**Recorded data**
────

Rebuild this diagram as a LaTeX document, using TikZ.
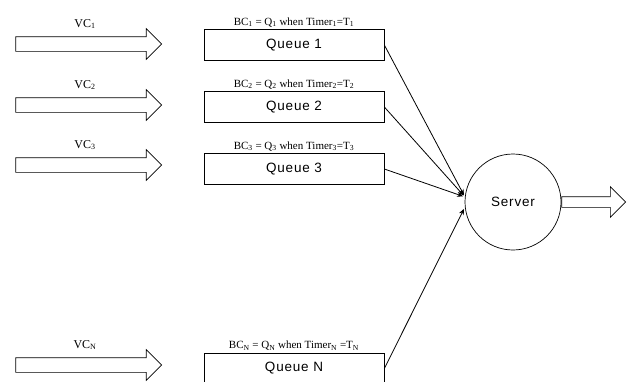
\documentclass[tikz,border=0pt]{standalone}
\usepackage{fontspec}
\setmainfont{Liberation Serif}
\newfontfamily\queuefont{Liberation Sans}[LetterSpace=6]
\usepackage{tikz}
\usetikzlibrary{shapes.arrows}
\usetikzlibrary{arrows.meta}

\begin{document}
\begin{tikzpicture}[x=1pt,y=-1pt,
    bigarrow/.style={single arrow, draw, inner xsep=0pt, inner ysep=7pt,
        single arrow head extend=8pt, minimum height=146pt, line width=0.7pt},
    queue/.style={draw, line width=0.7pt, minimum width=180pt, minimum height=31pt,
        font=\queuefont\fontsize{13.5}{15}\selectfont},
    bclabel/.style={font=\fontsize{11}{12}\selectfont, inner sep=2pt},
    vclabel/.style={font=\fontsize{12}{14}\selectfont},
    conn/.style={-{Stealth[length=6pt,width=5pt]}, line width=0.8pt, shorten >=2pt}]
    \useasboundingbox (0,0) rectangle (627,381);
    \node[bigarrow] (vc1) at (85,44) {};
    \node[bigarrow] (vc2) at (85,105) {};
    \node[bigarrow] (vc3) at (85,165) {};
    \node[bigarrow] (vcn) at (85,365) {};
    \node[vclabel] (lvc1) at (85,24) {VC\textsubscript{1}};
    \node[vclabel] (lvc2) at (85,85) {VC\textsubscript{2}};
    \node[vclabel] (lvc3) at (85,145) {VC\textsubscript{3}};
    \node[vclabel] (lvcn) at (85,345) {VC\textsubscript{N}};
    \node[queue] (q1) at (294,45) {Queue 1};
    \node[queue] (q2) at (294,107) {Queue 2};
    \node[queue] (q3) at (294,169) {Queue 3};
    \node[queue] (qn) at (294,368.5) {Queue N};
    \node[bclabel, above] (bc1) at (q1.north) {BC\textsubscript{1} = Q\textsubscript{1} when Timer\textsubscript{1}=T\textsubscript{1}};
    \node[bclabel, above] (bc2) at (q2.north) {BC\textsubscript{2} = Q\textsubscript{2} when Timer\textsubscript{2}=T\textsubscript{2}};
    \node[bclabel, above] (bc3) at (q3.north) {BC\textsubscript{3} = Q\textsubscript{3} when Timer\textsubscript{3}=T\textsubscript{3}};
    \node[bclabel, above] (bcn) at (qn.north) {BC\textsubscript{N} = Q\textsubscript{N} when Timer\textsubscript{N} =T\textsubscript{N}};
    \node[circle, draw, line width=0.7pt, minimum size=96pt,
        font=\queuefont\fontsize{13.5}{15}\selectfont] (srv) at (513,202) {Server};
    \node[bigarrow, anchor=west, minimum height=64pt, inner ysep=5pt,
        single arrow head extend=10pt] (out) at (srv.east) {};
    \draw[conn] (q1.east) -- (srv.174);
    \draw[conn] (q2.east) -- (srv.174);
    \draw[conn] (q3.east) -- (srv.174);
    \draw[conn] (qn.east) -- (srv.186);
\end{tikzpicture}
\end{document}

────

**Task**
Copy the listing word for word, excluding its pictures.

**Output below**
Rebuild this diagram as a LaTeX document, using TikZ.
\documentclass[tikz,border=0pt]{standalone}
\usepackage{fontspec}
\setmainfont{Liberation Serif}
\newfontfamily\queuefont{Liberation Sans}[LetterSpace=6]
\usepackage{tikz}
\usetikzlibrary{shapes.arrows}
\usetikzlibrary{arrows.meta}

\begin{document}
\begin{tikzpicture}[x=1pt,y=-1pt,
    bigarrow/.style={single arrow, draw, inner xsep=0pt, inner ysep=7pt,
        single arrow head extend=8pt, minimum height=146pt, line width=0.7pt},
    queue/.style={draw, line width=0.7pt, minimum width=180pt, minimum height=31pt,
        font=\queuefont\fontsize{13.5}{15}\selectfont},
    bclabel/.style={font=\fontsize{11}{12}\selectfont, inner sep=2pt},
    vclabel/.style={font=\fontsize{12}{14}\selectfont},
    conn/.style={-{Stealth[length=6pt,width=5pt]}, line width=0.8pt, shorten >=2pt}]
    \useasboundingbox (0,0) rectangle (627,381);
    \node[bigarrow] (vc1) at (85,44) {};
    \node[bigarrow] (vc2) at (85,105) {};
    \node[bigarrow] (vc3) at (85,165) {};
    \node[bigarrow] (vcn) at (85,365) {};
    \node[vclabel] (lvc1) at (85,24) {VC\textsubscript{1}};
    \node[vclabel] (lvc2) at (85,85) {VC\textsubscript{2}};
    \node[vclabel] (lvc3) at (85,145) {VC\textsubscript{3}};
    \node[vclabel] (lvcn) at (85,345) {VC\textsubscript{N}};
    \node[queue] (q1) at (294,45) {Queue 1};
    \node[queue] (q2) at (294,107) {Queue 2};
    \node[queue] (q3) at (294,169) {Queue 3};
    \node[queue] (qn) at (294,368.5) {Queue N};
    \node[bclabel, above] (bc1) at (q1.north) {BC\textsubscript{1} = Q\textsubscript{1} when Timer\textsubscript{1}=T\textsubscript{1}};
    \node[bclabel, above] (bc2) at (q2.north) {BC\textsubscript{2} = Q\textsubscript{2} when Timer\textsubscript{2}=T\textsubscript{2}};
    \node[bclabel, above] (bc3) at (q3.north) {BC\textsubscript{3} = Q\textsubscript{3} when Timer\textsubscript{3}=T\textsubscript{3}};
    \node[bclabel, above] (bcn) at (qn.north) {BC\textsubscript{N} = Q\textsubscript{N} when Timer\textsubscript{N} =T\textsubscript{N}};
    \node[circle, draw, line width=0.7pt, minimum size=96pt,
        font=\queuefont\fontsize{13.5}{15}\selectfont] (srv) at (513,202) {Server};
    \node[bigarrow, anchor=west, minimum height=64pt, inner ysep=5pt,
        single arrow head extend=10pt] (out) at (srv.east) {};
    \draw[conn] (q1.east) -- (srv.174);
    \draw[conn] (q2.east) -- (srv.174);
    \draw[conn] (q3.east) -- (srv.174);
    \draw[conn] (qn.east) -- (srv.186);
\end{tikzpicture}
\end{document}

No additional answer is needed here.